Впоследствии Оливия не раз с благодарностью вспоминала, как отец вышел из комнаты, не проронив ни одной лишней фразы, не пытаясь даже приласкать ее. В тот день зародилась их настоящая, близкая дружба.
Мистеру Лэтаму не удалось, конечно, оградить Оливию от расспросов и ахов Дженни и миссис Лэтам. Возможно, что неблагоприятное воздействие, оказанное на Оливию поднятой ими суматохой, примирило его до известной степени с отъездом дочери.
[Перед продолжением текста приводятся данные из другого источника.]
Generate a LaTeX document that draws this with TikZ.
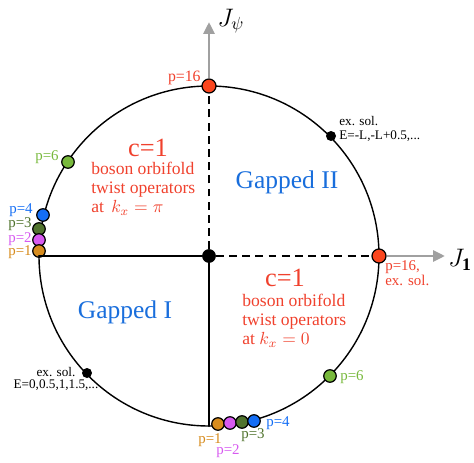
\documentclass[tikz,border=0pt]{standalone}
\usepackage{fontspec}
\setmainfont{Liberation Serif}
\usepackage{tikz}
\usetikzlibrary{arrows.meta}
\definecolor{cred}{RGB}{240,65,45}
\definecolor{cdotred}{RGB}{250,70,30}
\definecolor{cblue}{RGB}{25,110,220}
\definecolor{cdotblue}{RGB}{20,110,245}
\definecolor{cgreen}{RGB}{80,115,45}
\definecolor{cmag}{RGB}{215,90,240}
\definecolor{corange}{RGB}{215,140,30}
\definecolor{clgreen}{RGB}{120,185,60}
\definecolor{caxis}{RGB}{160,160,160}

\begin{document}
\begin{tikzpicture}[x=0.02cm,y=-0.02cm,>={Triangle[length=2.4mm,width=2.2mm]},line cap=round,
  pdot/.style={circle,draw=black,line width=0.7pt,inner sep=0pt,minimum size=0.25cm},
  rdot/.style={pdot,fill=cdotred,minimum size=0.28cm},
  xdot/.style={circle,fill=black,inner sep=0pt,minimum size=0.2cm},
  plbl/.style={font=\fontsize{8.5}{9}\selectfont,inner sep=0pt},
  xlbl/.style={font=\fontsize{7.5}{8}\selectfont,inner sep=0pt},
  cone/.style={text=cred,font=\fontsize{15}{16}\selectfont,inner sep=0pt},
  desc/.style={text=cred,font=\fontsize{10}{10.8}\selectfont,align=left,inner sep=0pt},
  gap/.style={text=cblue,font=\fontsize{14.5}{16}\selectfont,inner sep=0pt}]
\useasboundingbox (0,0) rectangle (474,463);
\coordinate (O) at (209,256);
\draw[line width=0.8pt] (O) circle[radius=170];

% dots on the circle
\node[pdot,fill=black,minimum size=0.25cm] (cen) at (O) {};
\node[rdot] (p16t) at (209,86) {};
\node[rdot] (p16r) at (379,256) {};
\coordinate (lft) at (39,256);
\coordinate (bot) at (209,426);
\node[pdot,fill=clgreen] (p6a) at (68,162) {};
\node[pdot,fill=clgreen] (p6b) at (330,376) {};
\node[xdot] (exa) at (331,136) {};
\node[xdot] (exb) at (87,373) {};

\node[pdot,fill=cdotblue] (l4) at (43,215) {};
\node[pdot,fill=cgreen] (l3) at (39,229) {};
\node[pdot,fill=cmag] (l2) at (39,240) {};
\node[pdot,fill=corange] (l1) at (39,251) {};
\node[pdot,fill=corange] (b1) at (218,424) {};
\node[pdot,fill=cmag] (b2) at (230,423) {};
\node[pdot,fill=cgreen] (b3) at (242,422) {};
\node[pdot,fill=cdotblue] (b4) at (254,421) {};

% phase boundaries
\draw[line width=1.4pt,dash pattern=on 4.5pt off 3pt,line cap=butt] (cen) -- (p16t);
\draw[line width=1.4pt,dash pattern=on 4.5pt off 3pt,line cap=butt] (cen) -- (p16r);
\draw[line width=1.4pt] (cen) -- (lft);
\draw[line width=1.4pt] (cen) -- (bot);

% axes
\coordinate (jpsi) at (209,22);
\coordinate (jone) at (445,256);
\draw[->,caxis,line width=1.7pt,line cap=butt] (p16t) -- (jpsi);
\draw[->,caxis,line width=1.7pt,line cap=butt] (p16r) -- (jone);
\node[font=\Large] (lpsi) at (231,21) {$J_\psi$};
\node[font=\Large] (lone) at (460,260) {$J_{\mathbf{1}}$};

% labels
\node[plbl,text=cred,anchor=east,font=\fontsize{9}{9}\selectfont] at (201,78) {p=16};
\node[plbl,text=cred,anchor=west,align=left,font=\fontsize{8.5}{7.5}\selectfont] at (385,273) {p=16,\\ex. sol.};
\node[plbl,text=clgreen,anchor=east] at (59,157) {p=6};
\node[plbl,text=clgreen,anchor=west] at (340,377) {p=6};
\node[plbl,text=cdotblue,anchor=east] at (33,210) {p=4};
\node[plbl,text=cgreen,anchor=east] at (32,224) {p=3};
\node[plbl,text=cmag,anchor=east] at (32,239) {p=2};
\node[plbl,text=corange,anchor=east] at (32,252) {p=1};
\node[plbl,text=corange] at (210,440) {p=1};
\node[plbl,text=cmag] at (228,451) {p=2};
\node[plbl,text=cgreen] at (253,435) {p=3};
\node[plbl,text=cdotblue] at (278,423) {p=4};
\node[xlbl,anchor=west,align=left,font=\fontsize{7.5}{8}\selectfont] at (339,129) {ex. sol.\\E=-L,-L+0.5,...};
\node[xlbl,align=center,font=\fontsize{7.5}{7}\selectfont] at (56,379) {ex. sol.\\E=0,0.5,1,1.5,...};

\node[cone] (c1a) at (148,148) {c=1};
\node[desc,anchor=north west] at (91,162) {boson orbifold\\twist operators\\at \,$k_x=\pi$};
\node[cone] (c1b) at (285,278) {c=1};
\node[desc,anchor=north west] at (242,294) {boson orbifold\\twist operators\\at $k_x=0$};
\node[gap] (g2) at (287,182) {Gapped II};
\node[gap] (g1) at (125,312) {Gapped I};
\end{tikzpicture}
\end{document}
Карол, встретивший Оливию на вокзале, сразу понял, что за последнюю неделю ей стало опять хуже. Руки снова дрожали, в глазах появилось испуганное выражение.
— Лучше скажите мне сразу всю правду, — попросила она его на следующий день, — я, кажется, не в своем уме? Должна же я это выяснить, прежде чем браться выхаживать больных. Не бойтесь, говорите прямо, что бы там ни было, истерики я не устрою.
Взгляд Карола смягчился.
— Вы принадлежите к числу больных, которым всегда говоришь правду. Думаю, что вы были близки к этому и, возможно, действительно сошли бы с ума, если б, по счастью, не обладали гораздо более уравновешенной натурой, чем у большинства людей. Но в настоящее время всякая опасность миновала, в этом я твердо убежден. Больше вас не будут преследовать эти оболочки; раз вы нашли в себе мужество говорить о них, они больше не появятся. А теперь сосредоточьтесь на работе и ни о чем другом не думайте. Надо вызволить из беды несчастную женщину, а это не легко.
О том, что Оливия была одержима мыслями об убийстве, Карол не упомянул. Он знал, что через несколько месяцев она забудет об этом, а если и вспомнит, то с таким чувством, с каким выздоровевший человек вспоминает мучивший его во время болезни бред.
Когда литовская крестьянка выздоровела, Карол попросил Оливию присматривать за ребенком, заболевшим корью, потом появился больной-ревматик, затем рабочий, пострадавший от несчастного случая на сахарной фабрике. Все больные были иностранцами, они жили в беднейших кварталах Лондона, едва сводя концы с концами. В большинстве случаев это были либо польские и литовские крестьяне, которых нужда или религиозные преследования вынудили бежать с родины, либо евреи из гетто, корпевшие за мизерную плату в портновских мастерских.
— Как случилось, что вы стали заниматься врачебной практикой в Лондоне? — спросила однажды Оливия Карола. — Я думала, вы приехали всего на несколько недель.
— А я и не практикую. Я приехал совсем по другому делу. Но эти люди, узнав, что я врач, стали обращаться ко мне за помощью.
— А по какому же делу вы приехали?
— Я взялся за издание польской газеты, которая будет печататься здесь и переправляться контрабандой через границу. Из-за царской цензуры в Польше ее издавать невозможно.